→ To be done
The listing below must be repeated word for word, with its images excluded.

→ Source excerpt

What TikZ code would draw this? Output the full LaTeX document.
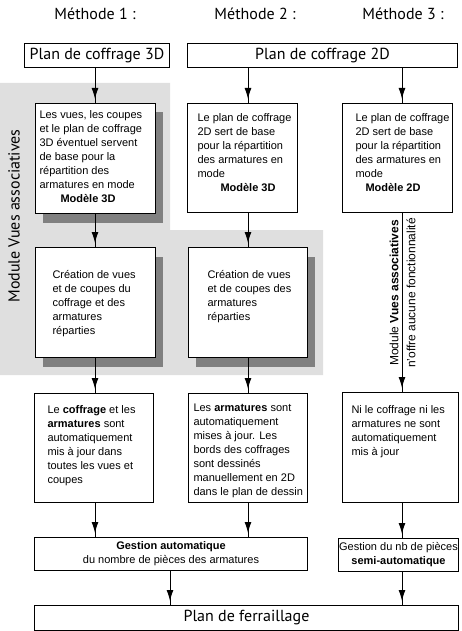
\documentclass[tikz,border=0pt]{standalone}
\usepackage{fontspec}
\setmainfont{Liberation Sans}
\newfontfamily\titrefont{PT Sans}
\usetikzlibrary{arrows.meta, positioning, shadows, decorations.markings}

\begin{document}
\begin{tikzpicture}[x=1pt, y=-1pt, line width=1pt]
	\tikzset{
		bloc/.style={draw, fill=white, anchor=north west, inner sep=0pt},
		ombre/.style={drop shadow={shadow xshift=7pt, shadow yshift=-9pt, fill=gray, opacity=1}},
		txt/.style={align=left, inner sep=0pt, font=\fontsize{11}{14}\selectfont},
		titre/.style={inner sep=0pt, font=\titrefont\fontsize{16}{18}\selectfont},
		fleche/.style={postaction={decorate}, decoration={markings, mark=at position -4pt with {\arrow{Latex[length=11pt, width=7pt]}}}}
	}
	\useasboundingbox (0,0) rectangle (461,631);

	% zone grise du module
	\fill[gray!25] (0,83) -- (170,83) -- (170,230) -- (323,230) -- (323,375) -- (0,375) -- cycle;
	\node[titre, rotate=90] (module) at (14,216) {Module Vues associatives};

	% titres des colonnes
	\node[titre] (m1) at (95,14) {Méthode 1 :};
	\node[titre] (m2) at (255,14) {Méthode 2 :};
	\node[titre] (m3) at (403,14) {Méthode 3 :};

	\coordinate (k1) at (95,0);
	\coordinate (k2) at (248,0);
	\coordinate (k3) at (402,0);
	\coordinate (k4) at (170,0);

	\node[bloc, titre, minimum width=145pt, minimum height=24pt] (p3d) at (24,43) {Plan de coffrage 3D};
	\node[bloc, titre, minimum width=270pt, minimum height=24pt] (p2d) at (187,43) {Plan de coffrage 2D};

	% premiere rangee
	\node[bloc, ombre, minimum width=120pt, minimum height=110pt] (v1a) at (35,103) {};
	\node[txt, below right=7pt and 4pt of v1a.north west] (t1a) {Les vues, les coupes\\ et le plan de coffrage\\ 3D éventuel servent\\ de base pour la\\ répartition des\\ armatures en mode\\ \hspace*{21pt}\textbf{Modèle 3D}};
	\node[bloc, minimum width=110pt, minimum height=109pt] (v2a) at (187,103) {};
	\node[txt, below right=10pt and 10pt of v2a.north west] (t2a) {Le plan de coffrage\\ 2D sert de base\\ pour la répartition\\ des armatures en\\ mode\\ \hspace*{23pt}\textbf{Modèle 3D}};
	\node[bloc, minimum width=110pt, minimum height=109pt] (v3a) at (342,103) {};
	\node[txt, below right=10pt and 13pt of v3a.north west] (t3a) {Le plan de coffrage\\ 2D sert de base\\ pour la répartition\\ des armatures en\\ mode\\ \hspace*{10pt}\textbf{Modèle 2D}};

	% deuxieme rangee
	\node[bloc, ombre, minimum width=120pt, minimum height=110pt] (v1b) at (35,247) {};
	\node[txt, below right=23pt and 17pt of v1b.north west] (t1b) {Création de vues\\ et de coupes du\\ coffrage et des\\ armatures\\ réparties};
	\node[bloc, ombre, minimum width=119pt, minimum height=110pt] (v2b) at (188,247) {};
	\node[txt, below right=23pt and 19pt of v2b.north west] (t2b) {Création de vues\\ et de coupes des\\ armatures\\ réparties};

	\node[txt, font=\fontsize{12}{14}\selectfont, rotate=90, anchor=south] (mva) at (399,293) {Module \textbf{Vues associatives}};
	\node[txt, font=\fontsize{12}{14}\selectfont, rotate=90, anchor=north] (nof) at (406,293) {n'offre aucune fonctionnalité};

	% troisieme rangee
	\node[bloc, minimum width=119pt, minimum height=109pt] (v1c) at (34,393) {};
	\node[txt, below right=12pt and 13pt of v1c.north west] (t1c) {Le \textbf{coffrage} et les\\ \textbf{armatures} sont\\ automatiquement\\ mis à jour dans\\ toutes les vues et\\ coupes};
	\node[bloc, minimum width=119pt, minimum height=109pt] (v2c) at (188,393) {};
	\node[txt, below right=10pt and 5pt of v2c.north west] (t2c) {Les \textbf{armatures} sont\\ automatiquement\\ mises à jour. Les\\ bords des coffrages\\ sont dessinés\\ manuellement en 2D\\ dans le plan de dessin};
	\node[bloc, minimum width=116pt, minimum height=110pt] (v3c) at (342,392) {};
	\node[txt, below right=13pt and 9pt of v3c.north west] (t3c) {Ni le coffrage ni les\\ armatures ne sont\\ automatiquement\\ mis à jour};

	% gestion des pieces
	\node[bloc, txt, align=center, minimum width=273pt, minimum height=33pt] (g1) at (34,537) {\textbf{Gestion automatique}\\ du nombre de pièces des armatures};
	\node[bloc, txt, align=center, minimum width=120pt, minimum height=33pt] (g3) at (338,538) {Gestion du nb de pièces\\ \textbf{semi-automatique}};

	\node[bloc, titre, minimum width=424pt, minimum height=25pt] (pf) at (34,605) {Plan de ferraillage};

	% fleches
	\draw[fleche] (p3d.south -| k1) -- (v1a.north -| k1);
	\draw[fleche] (v1a.south -| k1) -- (v1b.north -| k1);
	\draw[fleche] (v1b.south -| k1) -- (v1c.north -| k1);
	\draw[fleche] (v1c.south -| k1) -- (g1.north -| k1);
	\draw[fleche] (p2d.south -| k2) -- (v2a.north -| k2);
	\draw[fleche] (v2a.south -| k2) -- (v2b.north -| k2);
	\draw[fleche] (v2b.south -| k2) -- (v2c.north -| k2);
	\draw[fleche] (v2c.south -| k2) -- (g1.north -| k2);
	\draw[fleche] (p2d.south -| k3) -- (v3a.north -| k3);
	\draw[fleche] (v3a.south -| k3) -- (v3c.north -| k3);
	\draw[fleche] (v3c.south -| k3) -- (g3.north -| k3);
	\draw[fleche] (g1.south -| k4) -- (pf.north -| k4);
	\draw[fleche] (g3.south -| k3) -- (pf.north -| k3);
\end{tikzpicture}
\end{document}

→ Exercise result
What TikZ code would draw this? Output the full LaTeX document.
\documentclass[tikz,border=0pt]{standalone}
\usepackage{fontspec}
\setmainfont{Liberation Sans}
\newfontfamily\titrefont{PT Sans}
\usetikzlibrary{arrows.meta, positioning, shadows, decorations.markings}

\begin{document}
\begin{tikzpicture}[x=1pt, y=-1pt, line width=1pt]
	\tikzset{
		bloc/.style={draw, fill=white, anchor=north west, inner sep=0pt},
		ombre/.style={drop shadow={shadow xshift=7pt, shadow yshift=-9pt, fill=gray, opacity=1}},
		txt/.style={align=left, inner sep=0pt, font=\fontsize{11}{14}\selectfont},
		titre/.style={inner sep=0pt, font=\titrefont\fontsize{16}{18}\selectfont},
		fleche/.style={postaction={decorate}, decoration={markings, mark=at position -4pt with {\arrow{Latex[length=11pt, width=7pt]}}}}
	}
	\useasboundingbox (0,0) rectangle (461,631);

	% zone grise du module
	\fill[gray!25] (0,83) -- (170,83) -- (170,230) -- (323,230) -- (323,375) -- (0,375) -- cycle;
	\node[titre, rotate=90] (module) at (14,216) {Module Vues associatives};

	% titres des colonnes
	\node[titre] (m1) at (95,14) {Méthode 1 :};
	\node[titre] (m2) at (255,14) {Méthode 2 :};
	\node[titre] (m3) at (403,14) {Méthode 3 :};

	\coordinate (k1) at (95,0);
	\coordinate (k2) at (248,0);
	\coordinate (k3) at (402,0);
	\coordinate (k4) at (170,0);

	\node[bloc, titre, minimum width=145pt, minimum height=24pt] (p3d) at (24,43) {Plan de coffrage 3D};
	\node[bloc, titre, minimum width=270pt, minimum height=24pt] (p2d) at (187,43) {Plan de coffrage 2D};

	% premiere rangee
	\node[bloc, ombre, minimum width=120pt, minimum height=110pt] (v1a) at (35,103) {};
	\node[txt, below right=7pt and 4pt of v1a.north west] (t1a) {Les vues, les coupes\\ et le plan de coffrage\\ 3D éventuel servent\\ de base pour la\\ répartition des\\ armatures en mode\\ \hspace*{21pt}\textbf{Modèle 3D}};
	\node[bloc, minimum width=110pt, minimum height=109pt] (v2a) at (187,103) {};
	\node[txt, below right=10pt and 10pt of v2a.north west] (t2a) {Le plan de coffrage\\ 2D sert de base\\ pour la répartition\\ des armatures en\\ mode\\ \hspace*{23pt}\textbf{Modèle 3D}};
	\node[bloc, minimum width=110pt, minimum height=109pt] (v3a) at (342,103) {};
	\node[txt, below right=10pt and 13pt of v3a.north west] (t3a) {Le plan de coffrage\\ 2D sert de base\\ pour la répartition\\ des armatures en\\ mode\\ \hspace*{10pt}\textbf{Modèle 2D}};

	% deuxieme rangee
	\node[bloc, ombre, minimum width=120pt, minimum height=110pt] (v1b) at (35,247) {};
	\node[txt, below right=23pt and 17pt of v1b.north west] (t1b) {Création de vues\\ et de coupes du\\ coffrage et des\\ armatures\\ réparties};
	\node[bloc, ombre, minimum width=119pt, minimum height=110pt] (v2b) at (188,247) {};
	\node[txt, below right=23pt and 19pt of v2b.north west] (t2b) {Création de vues\\ et de coupes des\\ armatures\\ réparties};

	\node[txt, font=\fontsize{12}{14}\selectfont, rotate=90, anchor=south] (mva) at (399,293) {Module \textbf{Vues associatives}};
	\node[txt, font=\fontsize{12}{14}\selectfont, rotate=90, anchor=north] (nof) at (406,293) {n'offre aucune fonctionnalité};

	% troisieme rangee
	\node[bloc, minimum width=119pt, minimum height=109pt] (v1c) at (34,393) {};
	\node[txt, below right=12pt and 13pt of v1c.north west] (t1c) {Le \textbf{coffrage} et les\\ \textbf{armatures} sont\\ automatiquement\\ mis à jour dans\\ toutes les vues et\\ coupes};
	\node[bloc, minimum width=119pt, minimum height=109pt] (v2c) at (188,393) {};
	\node[txt, below right=10pt and 5pt of v2c.north west] (t2c) {Les \textbf{armatures} sont\\ automatiquement\\ mises à jour. Les\\ bords des coffrages\\ sont dessinés\\ manuellement en 2D\\ dans le plan de dessin};
	\node[bloc, minimum width=116pt, minimum height=110pt] (v3c) at (342,392) {};
	\node[txt, below right=13pt and 9pt of v3c.north west] (t3c) {Ni le coffrage ni les\\ armatures ne sont\\ automatiquement\\ mis à jour};

	% gestion des pieces
	\node[bloc, txt, align=center, minimum width=273pt, minimum height=33pt] (g1) at (34,537) {\textbf{Gestion automatique}\\ du nombre de pièces des armatures};
	\node[bloc, txt, align=center, minimum width=120pt, minimum height=33pt] (g3) at (338,538) {Gestion du nb de pièces\\ \textbf{semi-automatique}};

	\node[bloc, titre, minimum width=424pt, minimum height=25pt] (pf) at (34,605) {Plan de ferraillage};

	% fleches
	\draw[fleche] (p3d.south -| k1) -- (v1a.north -| k1);
	\draw[fleche] (v1a.south -| k1) -- (v1b.north -| k1);
	\draw[fleche] (v1b.south -| k1) -- (v1c.north -| k1);
	\draw[fleche] (v1c.south -| k1) -- (g1.north -| k1);
	\draw[fleche] (p2d.south -| k2) -- (v2a.north -| k2);
	\draw[fleche] (v2a.south -| k2) -- (v2b.north -| k2);
	\draw[fleche] (v2b.south -| k2) -- (v2c.north -| k2);
	\draw[fleche] (v2c.south -| k2) -- (g1.north -| k2);
	\draw[fleche] (p2d.south -| k3) -- (v3a.north -| k3);
	\draw[fleche] (v3a.south -| k3) -- (v3c.north -| k3);
	\draw[fleche] (v3c.south -| k3) -- (g3.north -| k3);
	\draw[fleche] (g1.south -| k4) -- (pf.north -| k4);
	\draw[fleche] (g3.south -| k3) -- (pf.north -| k3);
\end{tikzpicture}
\end{document}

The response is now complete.